Berikut rekomendasi FSGI terkait penangkapan pelajar saat berdemonstrasi:
1. FSGI meninta aparat penegak hukum tidak melakukan kekerasan terhadap massa aksi, apalagi jika masih di bawah umur seperti para pelajar. Setiap kekerasan dan tindakan represif aparat merupakan bentuk pelanggaran hukum dan tindak pidana serta melanggar kode etik kepolisian.
2. FSGI menyerukan aparat penegak hukum untuk melindungi peserta aksi yang masih pelajar sebagaimana dijamin dalam UU Perlindungan Anak. Mengingat, banyak peristiwa penangkapan para pelajar yang sedang menuju lokasi aksi kerap terjadi di setiap aksi demo besar, ketika tertangkap mereka juga mengalami tindakan yang merendahkan martabat kemanusiaan, seperti di telanjangi dan dijemur.
Pada aksi demo besar tahun 2019, KPAI menerima laporan dari berbagai daerah, ratusan pelajar yang hendak mengikuti aksi demo ditangkap sebelum tiba di lokasi, tak jarang diancam tidak mendapatkan SKCK dan masih mendapatkan sanksi dari pihak sekolah.
3. FSGI mengingatkan pihak kepolisian untuk bertindak pada massa aksi sesuai dengan Peraturan Kapolri Nomor:1 Tahun 2009 jelas disebutkan bahwa pihak kepolisian tidak boleh terpancing, tidak boleh arogan, tidak boleh melakukan kekerasan bahkan di saat situasi kerumunan massa tidak terkendali.
4. FSGI mendesak pemeriksaan para pelajar yang masih usia anak yang ditangkap karena disangkakan melakukan kekerasan pada petugas untuk diperiksa oleh penyidik di Direktorat PPA Polres atau Polda dengan didampingi oleh orangtuanya sebagaimana ketentuan peraturan perundangan yang berlaku.
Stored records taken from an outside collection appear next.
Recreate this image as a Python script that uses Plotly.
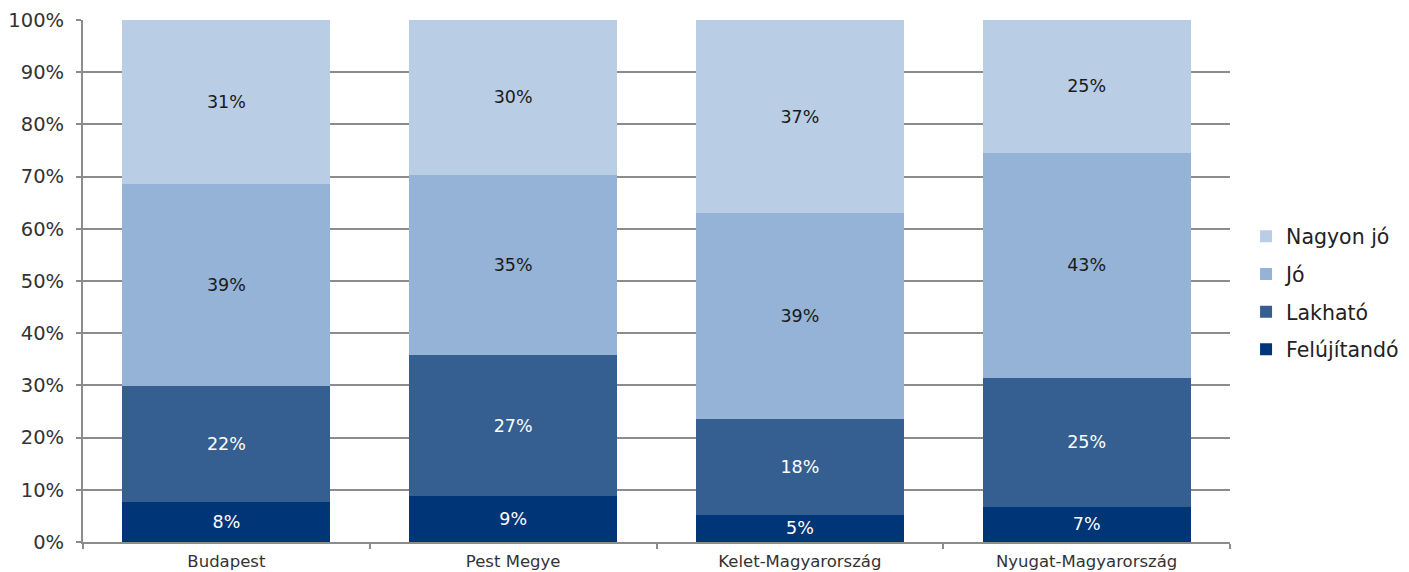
import plotly.graph_objects as go

categories = ["Budapest", "Pest Megye", "Kelet-Magyarország", "Nyugat-Magyarország"]
felujitando = [7.7, 8.8, 5.2, 6.8]
lakhato = [22.2, 27.0, 18.4, 24.7]
jo = [38.7, 34.6, 39.4, 43.1]
nagyon_jo = [31.4, 29.6, 37.0, 25.4]
y_ticks = [0, 10, 20, 30, 40, 50, 60, 70, 80, 90, 100]

series = [
    ("Felújítandó", felujitando, "#003578", "white"),
    ("Lakható", lakhato, "#365F91", "white"),
    ("Jó", jo, "#95B3D7", "#1a1a1a"),
    ("Nagyon jó", nagyon_jo, "#B9CDE5", "#1a1a1a"),
]

font_family = "'DejaVu Sans', sans-serif"

fig = go.Figure()
for i, (name, vals, color, tcolor) in enumerate(series):
    fig.add_trace(go.Bar(
        name=name, x=categories, y=vals, legendgroup=name,
        legendrank=len(series) - i,
        marker=dict(color=color, line=dict(width=0)),
        texttemplate="%{y:.0f}%", textposition="inside",
        insidetextanchor="middle",
        textfont=dict(color=tcolor, size=17.5, family=font_family),
        hoverinfo="skip",
    ))

fig.update_layout(
    barmode="stack",
    bargap=0.275,
    width=1401, height=564,
    margin=dict(l=75, r=179, t=12, b=30, autoexpand=False),
    plot_bgcolor="white", paper_bgcolor="white",
    font=dict(family=font_family, color="#333333"),
    legend=dict(
        x=1.014, xanchor="left", y=0.477, yanchor="middle",
        traceorder="grouped",
        font=dict(size=20.5, color="#222222"),
        itemwidth=30, tracegroupgap=8,
    ),
)
fig.update_yaxes(
    range=[0, 100], tickvals=y_ticks,
    ticktext=[f"{v}%" for v in y_ticks],
    showgrid=True, gridcolor="#8c8c8c", gridwidth=2,
    showline=True, linecolor="#8c8c8c", linewidth=2,
    ticks="outside", ticklen=5, tickcolor="#8c8c8c", tickwidth=2,
    tickfont=dict(size=19.5, color="#333333"),
    ticklabelstandoff=8,
    zeroline=False, automargin=False,
)
fig.update_xaxes(
    showline=True, linecolor="#8c8c8c", linewidth=2,
    ticks="outside", ticklen=5, tickcolor="#8c8c8c", tickwidth=2,
    tickson="boundaries",
    tickfont=dict(size=16.5, color="#333333"),
    ticklabelstandoff=3,
    automargin=False,
)

fig.write_html("out.html")
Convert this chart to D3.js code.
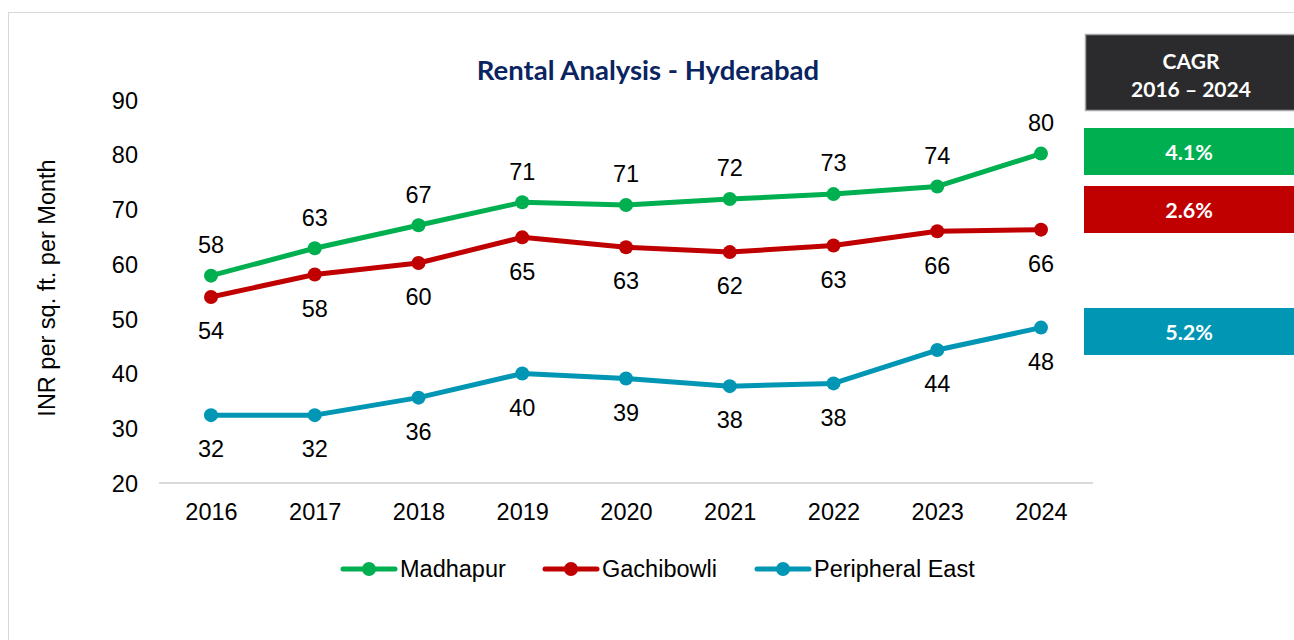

5. FSGI mendesak KPAI dan KPPPA untuk segera turun melakukan pemantauan di lapangan maupun di Kantor-kantor Kepolisian di bawah Polda Metro Jaya untuk memastikan perlindungan dan penanganan sesuai peraturan perundangan terhadap peserta aksi yang masih usia anak
Sebelumnya, Kapolres Metro Jakarta Pusat, Kombes Pol Susatyo Purnomo Condro mengungkapkan pihaknya menangkap sedikitnya 125 pelajar saat aksi unjuk rasa menolak RUU Pilkada di depan Gedung DPR, Senayan, Kamis (22/8/2024).
“Di sekitar DPR, 125 pelajar yang kami tangkap karena ada ‘broadcast’ (siaran) dan lain sebagainya,” kata Kombes Pol Susatyo Purnomo Condro di depan kantor KPU RI, Jakarta Pusat, Jumat (23/8/2024).